Google Meet debuted in 2017 as an enterprise-friendly alternative to Google Hangouts. Although Google Meet was initially only available for G Suite accounts, it was made available for all users in May 2020. SCHS students and teachers are in a position where they must rely on either Google Meet or Zoom to conduct their schoolwork, many of whom prefer Google Meet.
As a Google platform, Meet can be easily utilized with Google Calendar and Gmail. For school, each Google Classroom has a built-in Meet link, granting teachers and SCUSD control over school-related Meets. With recently added features, such as polls, break-out rooms, hand-raising and Q&A, Google Meet provides teachers with the ability to integrate as much engagement as possible.
Math teacher Susana Hernandez believes Google Meet’s poll feature allows her to be more interactive with her students.
“Once the class Meet is over, they actually send me that data (from a poll) in an excel spreadsheet,” Hernandez said. “As a teacher, it’s really nice to have all that data in real time and be able to go back and refer to it so I can check in with certain students or figure out if I need to do any remediation.”
Google Meet and Zoom differ in certain ways, such as with usernames in meetings. On Zoom, a user can change their display name, whereas on Google Meet, the Google account name is displayed.

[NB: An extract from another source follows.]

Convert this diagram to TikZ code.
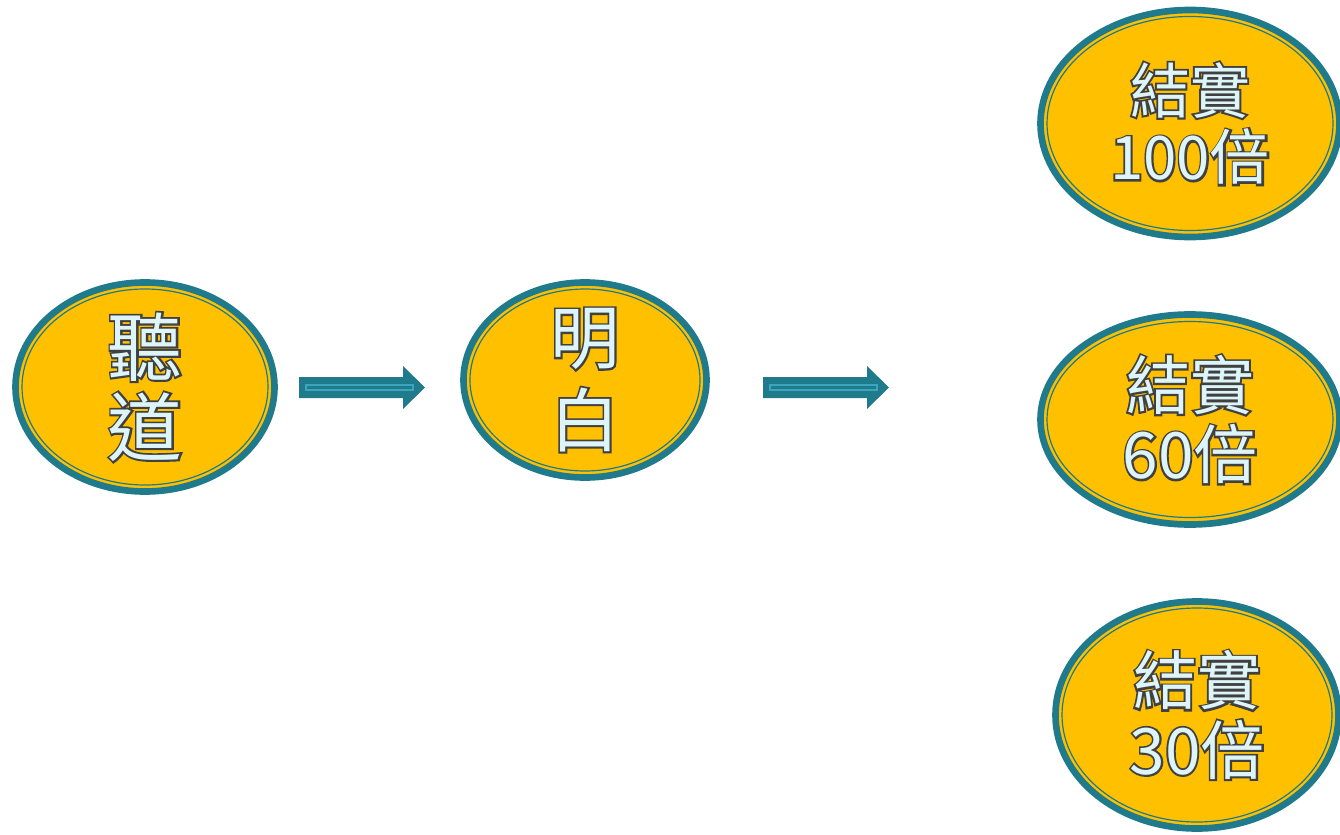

Freshman Lucas Bates believes that Zoom’s feature to change a user’s display name can be problematic.
“There is the problem of not putting your full name, and the teachers would have to ask,” Bates said. “And Google Meet just puts your name, so the teachers don’t have to worry about that.”
Video call platforms should be user-friendly for optimal student and teacher performance. Senior Jannah Khan noted how Zoom is an application and Google Meets is a Chrome tab, enabling easier multitasking.
“When I used Zoom, it was harder to go on different websites because I couldn’t really see the same page at the same time,” Khan said. “For Google Meet, it’s easier to go on different websites and easier to do work.”
Along with usability, the quality of meetings during class plays a vital role in the distance learning environment. Some feel Google Meet allows multiple users to attend a Meet with a better connection compared to Zoom.
“The connection quality is better (on Google Meet), so when a teacher is talking, it doesn’t freeze as much, or at all,” Bates said. “On Zoom, it would freeze, and you would have to ask and get clarification.”
Along with Google Meet’s standard features, there is the option to turn on closed captions, allowing people who are deaf or hard of hearing to understand what their teachers are saying and stay on track with the class.
“It allows a lot of people to use it, to use the application like I mentioned before, the closed captioning feature,” senior Jordan Liebes said. “For – I guess the word would be – anti-ableist, or if someone is deaf, you can use the closed captioning.”
Despite Google Meet’s rough start with a small selection of features, many feel that the platform has expanded beyond Zoom’s capabilities, and it is ultimately the better way to engage online.
“It seems like a much more viable platform…” Liebes said. “All in all, there’s more meat on the bones now with this program (Google Meet) than the other ones.”